自己満足でもいいんですよ。でも、すげぇこだわってほしいですね


-映像についてもおうかがいしたいのですが、ピコ太郎が世界でブレイクするうえで、ヴィジュアル面でのインパクトが非常に大きかったと思うのですが。

もう、8割ですね。世界を回って一番言われるのは"なんでその服装なんだ?"っていうことなので。

-あのビジュアルのインパクトを最大限に生かすために、常に背景は白なんですか。

そのとおりです。それと、表情が見えないとだめなんでアップ多めという。全体と表情っていうのをなるべく分けたんです。だから"何を見せたいか"をまず決めた方がいいと思うんですよ。それは正直に言った方がいいと思います。例えばバンドだったら"俺は顔を見せたいんだ"っていう人は、顔を見せた方がいいです。"ギターを見せたいんだ"っていう人は、ギターを見せた方がいいです。全員でバランスをとるのは大事なんですけど、自己満足でもいいんですよ。でも、すげぇこだわってほしいですね。映像はどうしても人にやってもらうと、"あぁ、これでOKです"ってなっちゃうんで、やるんだったらもう文句を永久に言い続けられるような人を見つけるか、自分でやるかだと僕は思いますね。映像は本当にこだわらないと。「PPAP」って、自分でソフトを買って、あのPVを作るまでに勝手にプロデュースした女の子のPVを自分で作って、勉強しつつようやく「PPAP」のPVができて。ものすごく時間かかったんですよ、あれ。作ったあと、編集し直して10何回目なんですよ。本当に自分で1コマ1コマ作ったんです。だから、あれが流行ろうと流行らなかろうと、もう十分だったんですよ。だから流行ったときに"あぁ、あそこまでこだわってやったからかな"って思ったんですけどね。

-最後に、"BIG UP!"を使って自分の作品を世の中に発信してみたい、という人たちにメッセージをお願いします!

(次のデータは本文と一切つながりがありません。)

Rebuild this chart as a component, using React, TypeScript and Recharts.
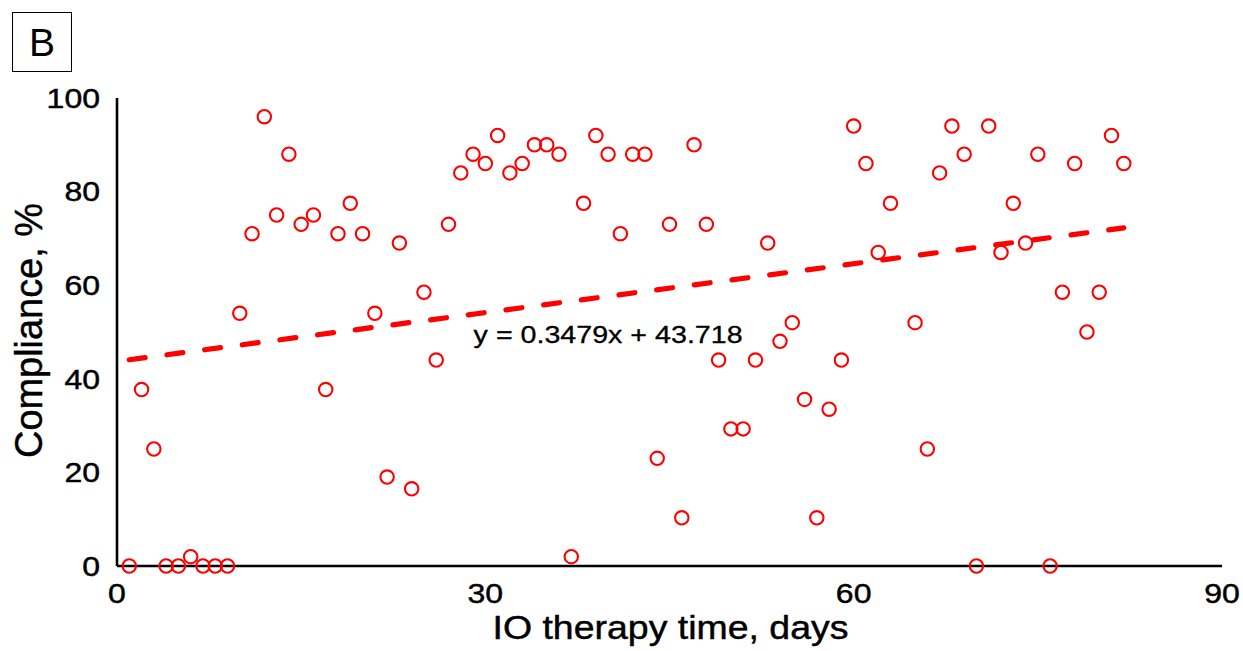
import React from 'react';
import { ScatterChart, Scatter, XAxis, YAxis, ReferenceLine, ReferenceDot } from 'recharts';

// days on IO therapy vs compliance (%)
const days = [
  1, 2, 3, 4, 5, 6, 7, 8, 9, 10,
  11, 12, 13, 14, 15, 16, 17, 18, 19, 20,
  21, 22, 23, 24, 25, 26, 27, 28, 29, 30,
  31, 32, 33, 34, 35, 36, 37, 38, 39, 40,
  41, 42, 43, 44, 45, 46, 47, 48, 49, 50,
  51, 52, 53, 54, 55, 56, 57, 58, 59, 60,
  61, 62, 63, 65, 66, 67, 68, 69, 70,
  71, 72, 73, 74, 75, 76, 77, 78, 79, 80, 81, 82,
];

const compliance = [
  0, 37.7, 25, 0, 0, 2, 0, 0, 0, 54,
  71, 96, 75, 88, 73, 75, 37.7, 71, 77.5, 71,
  54, 19, 69, 16.5, 58.5, 44, 73, 84, 88, 86,
  92, 84, 86, 90, 90, 88, 2, 77.5, 92, 88,
  71, 88, 88, 23, 73, 10.3, 90, 73, 44, 29.3,
  29.3, 44, 69, 48, 52, 35.6, 10.3, 33.5, 44, 94,
  86, 67, 77.5, 52, 25, 84, 94, 88, 0,
  94, 67, 77.5, 69, 88, 0, 58.5, 86, 50, 58.5, 92, 86,
];

const xTicks = [0, 30, 60, 90];
const yTicks = [0, 20, 40, 60, 80, 100];

// linear trendline as printed on the figure
const slope = 0.3479;
const intercept = 43.718;
const trendFrom = 1;
const trendTo = 82;
const equationText = 'y = 0.3479x + 43.718';
const equationAt = { x: 40, y: 47.6 };

const xTitle = 'IO therapy time, days';
const yTitle = 'Compliance, %';
const panelLetter = 'B';

const RED = '#ff0000';
const FONT = '"Liberation Sans", Arial, sans-serif';
// a hairline stroke so the glyphs read as heavy as the scanned figure
const INK = { fill: '#000', stroke: '#000', strokeWidth: 0.45 };

const points = days.map((d, i) => ({ day: d, value: compliance[i] }));

const OpenCircle = (props: any) => {
  const { cx, cy } = props;
  return <circle cx={cx} cy={cy} r={6.7} fill="none" stroke={RED} strokeWidth={2.1} />;
};

const XTick = (props: any) => {
  const { x, y, payload } = props;
  const s = String(payload.value);
  return (
    <text x={x} y={y} dy={19.6} textAnchor="middle" fontSize={27.5} fontFamily={FONT} {...INK}
      textLength={s.length * 17.8} lengthAdjust="spacingAndGlyphs">
      {s}
    </text>
  );
};

const YTick = (props: any) => {
  const { x, y, payload } = props;
  const s = String(payload.value);
  return (
    <text x={x} y={y} dy={9.8} textAnchor="end" fontSize={27.5} fontFamily={FONT} {...INK}
      textLength={s.length * 17.8} lengthAdjust="spacingAndGlyphs">
      {s}
    </text>
  );
};

const XTitle = (props: any) => {
  const vb = props.viewBox || { x: 117, y: 566, width: 1105, height: 85 };
  return (
    <text x={vb.x + vb.width / 2 + 1} y={vb.y + 72.5} textAnchor="middle" fontSize={33} fontFamily={FONT}
      {...INK} textLength={356} lengthAdjust="spacingAndGlyphs">
      {xTitle}
    </text>
  );
};

const YTitle = (props: any) => {
  const vb = props.viewBox || { x: 0, y: 98, width: 117, height: 468 };
  const cx = 42;
  const cy = vb.y + vb.height / 2 - 1.5;
  return (
    <text x={cx} y={cy} transform={`rotate(-90 ${cx} ${cy})`} textAnchor="middle" fontSize={38}
      fontFamily={FONT} {...INK} textLength={255} lengthAdjust="spacingAndGlyphs">
      {yTitle}
    </text>
  );
};

const EquationLabel = (props: any) => {
  const vb = props.viewBox;
  if (!vb) return null;
  return (
    <text x={vb.x} y={vb.y} textAnchor="middle" fontSize={24.5} fontFamily={FONT} {...INK}
      strokeWidth={0.3} textLength={269} lengthAdjust="spacingAndGlyphs">
      {equationText}
    </text>
  );
};

export default function App() {
  return (
    <div style={{ position: 'absolute', left: 0, top: 0, width: 1243, height: 651, background: '#fff' }}>
      <div
        style={{
          position: 'absolute', left: 12, top: 12, width: 58, height: 58,
          border: '1.5px solid #000', display: 'flex', alignItems: 'center', justifyContent: 'center',
          fontFamily: FONT, fontSize: 39, lineHeight: 1, color: '#000', zIndex: 2,
        }}
      >
        {panelLetter}
      </div>
      <ScatterChart width={1243} height={651} margin={{ top: 98, right: 21, bottom: 0, left: 0 }}>
        <XAxis
          type="number"
          dataKey="day"
          domain={[0, 90]}
          ticks={xTicks}
          height={85}
          axisLine={{ stroke: '#000', strokeWidth: 2.6 }}
          tickLine={false}
          tickMargin={11}
          tick={<XTick />}
          label={{ content: <XTitle /> }}
        />
        <YAxis
          type="number"
          dataKey="value"
          domain={[0, 100]}
          ticks={yTicks}
          width={117}
          axisLine={{ stroke: '#000', strokeWidth: 2.6 }}
          tickLine={false}
          tickMargin={11}
          tick={<YTick />}
          label={{ content: <YTitle /> }}
        />
        <ReferenceLine
          segment={[
            { x: trendFrom, y: slope * trendFrom + intercept },
            { x: trendTo, y: slope * trendTo + intercept },
          ]}
          stroke={RED}
          strokeWidth={5.2}
          strokeDasharray="16 22"
          strokeLinecap="round"
          ifOverflow="visible"
        />
        <Scatter data={points} shape={<OpenCircle />} isAnimationActive={false} />
        <ReferenceDot
          x={equationAt.x}
          y={equationAt.y}
          r={0}
          fill="none"
          stroke="none"
          ifOverflow="visible"
          label={{ content: <EquationLabel /> }}
        />
      </ScatterChart>
    </div>
  );
}
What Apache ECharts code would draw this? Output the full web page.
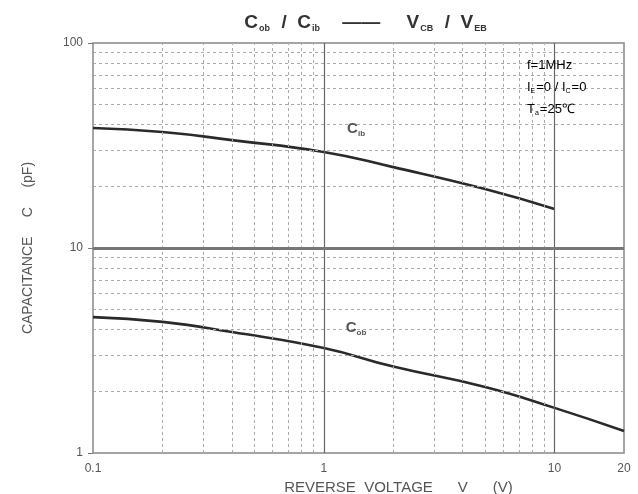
<!DOCTYPE html>
<html><head><meta charset="utf-8">
<script src="https://cdn.jsdelivr.net/npm/echarts@6/dist/echarts.min.js"></script>
<style>html,body{margin:0;padding:0;background:#fff}#c{width:638px;height:494px}</style>
</head><body><div id="c"></div>
<script>
// Data
const xCib = [0.1, 0.2, 0.4, 1, 2, 5, 10];
const cib  = [38.5, 36.8, 33.6, 29.4, 24.8, 19.4, 15.5];
const xCob = [0.1, 0.2, 0.4, 1, 2, 5, 10, 20];
const cob  = [4.6, 4.36, 3.89, 3.25, 2.64, 2.1, 1.66, 1.28];
const xMinor = [0.2,0.3,0.4,0.5,0.6,0.7,0.8,0.9,2,3,4,5,6,7,8,9];
const yMinor = [2,3,4,5,6,7,8,9,20,30,40,50,60,70,80,90];
const xMajor = [1, 10];
const yMajor = [10];

const font = '"Liberation Sans", Arial, sans-serif';
const chart = echarts.init(document.getElementById('c'));
const minorLines = [
  ...xMinor.map(v => ({xAxis: v})),
  ...yMinor.map(v => ({yAxis: v}))
];
chart.setOption({
  animation: false,
  backgroundColor: '#fff',
  title: {
    text: '{b|C}{s|ob}{b|  /  C}{s|ib}{b|    ——     V}{s|CB}{b|  /  V}{s|EB}',
    left: 361, top: 7, textAlign: 'center',
    textStyle: {
      rich: {
        b: {fontFamily: font, fontSize: 19, fontWeight: 'bold', color: '#333'},
        s: {fontFamily: font, fontSize: 9, fontWeight: 'bold', color: '#333', verticalAlign: 'bottom', padding: [12, 1, 0, 1]}
      }
    }
  },
  grid: {left: 93, right: 14, top: 43, bottom: 41, show: true, borderColor: '#888', borderWidth: 1.5,
    outerBoundsMode: 'none', containLabel: false},
  xAxis: {
    type: 'log', logBase: 10, min: 0.1, max: 20,
    name: 'REVERSE  VOLTAGE      V      (V)', nameLocation: 'middle', nameGap: 24,
    nameTextStyle: {fontFamily: font, fontSize: 15, color: '#555', padding: [0, 0, 0, 80]},
    axisLine: {show: false}, axisTick: {show: false}, splitLine: {show: false},
    axisLabel: {fontFamily: font, fontSize: 12, color: '#555', margin: 10, showMaxLabel: true, showMinLabel: true,
      formatter: v => String(Math.round(v * 10) / 10)}
  },
  yAxis: {
    type: 'log', logBase: 10, min: 1, max: 100,
    name: 'CAPACITANCE     C     (pF)', nameLocation: 'middle', nameGap: 58, nameRotate: 90,
    nameTextStyle: {fontFamily: font, fontSize: 14, color: '#555'},
    axisLine: {show: false}, axisTick: {show: true, length: 5, lineStyle: {color: '#777'}}, splitLine: {show: false},
    axisLabel: {fontFamily: font, fontSize: 12, color: '#555', margin: 10,
      formatter: v => String(Math.round(v))}
  },
  series: [
    {
      type: 'line', data: [], silent: true,
      markLine: {silent: true, symbol: 'none', label: {show: false},
        lineStyle: {color: '#aaa', width: 1, type: [3, 3]}, data: minorLines}
    },
    {
      type: 'line', data: [], silent: true,
      markLine: {silent: true, symbol: 'none', label: {show: false},
        lineStyle: {color: '#666', width: 1.2, type: 'solid'}, data: xMajor.map(v => ({xAxis: v}))}
    },
    {
      type: 'line', data: [], silent: true,
      markLine: {silent: true, symbol: 'none', label: {show: false},
        lineStyle: {color: '#777', width: 3, type: 'solid'}, data: yMajor.map(v => ({yAxis: v}))}
    },
    {
      name: 'Cib', type: 'line', smooth: true, showSymbol: false,
      lineStyle: {color: '#2a2a2a', width: 2.6},
      data: xCib.map((x, i) => [x, cib[i]]),
      markPoint: {symbol: 'circle', symbolSize: 0, data: [{coord: [1.38, 38]}],
        label: {show: true, position: 'inside', formatter: '{c|C}{s|ib}',
          rich: {c: {fontFamily: font, fontSize: 15, fontWeight: 'bold', color: '#555'},
                 s: {fontFamily: font, fontSize: 8, fontWeight: 'bold', color: '#555', verticalAlign: 'bottom', padding: [10, 0, 0, 0]}}}}
    },
    {
      name: 'Cob', type: 'line', smooth: true, showSymbol: false,
      lineStyle: {color: '#2a2a2a', width: 2.6},
      data: xCob.map((x, i) => [x, cob[i]]),
      markPoint: {symbol: 'circle', symbolSize: 0, data: [{coord: [1.38, 4.1]}],
        label: {show: true, position: 'inside', formatter: '{c|C}{s|ob}',
          rich: {c: {fontFamily: font, fontSize: 15, fontWeight: 'bold', color: '#555'},
                 s: {fontFamily: font, fontSize: 8, fontWeight: 'bold', color: '#555', verticalAlign: 'bottom', padding: [10, 0, 0, 0]}}}}
    }
  ],
  graphic: [
    {type: 'rect', left: 521, top: 56, shape: {width: 72, height: 72}, style: {fill: '#fff'}, z: 5},
    {type: 'text', left: 527, top: 59, z: 6, style: {
      text: '{n|f=1MHz}\n{n|I}{s|E}{n|=0 / I}{s|C}{n|=0}\n{n|T}{s|a}{n|=25℃}',
      rich: {n: {fontFamily: font, fontSize: 13, color: '#555', lineHeight: 22},
             s: {fontFamily: font, fontSize: 7, color: '#555', verticalAlign: 'bottom', padding: [0, 1, 4, 0]}}
    }}
  ]
});
</script></body></html>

"すごくハードルの高いことをするんですよ"というのと、"どうでもいいんですよ"っていう、2点ですね。とりあえずやってみて失敗してみるのがいいと思います。まずやってみてください。やってみたら周りになんの反応もないことに気づくので。それで、"どうすれば反応が出るんだろう?"っていうのを精査していくのが一番いいです。1回やっただけで"やっぱり俺ダメだな"って思うのはやめましょう。やってから修正していくっていう感じにすればいいので、まずやってみた方がいい。ただ、ものすごくこだわるっていう意識を持った方がいいです。だから、"まずやってみて、プラス、ものすごく勉強する"っていうことをすれば、きっとたくさんの人に見てもらえると思います。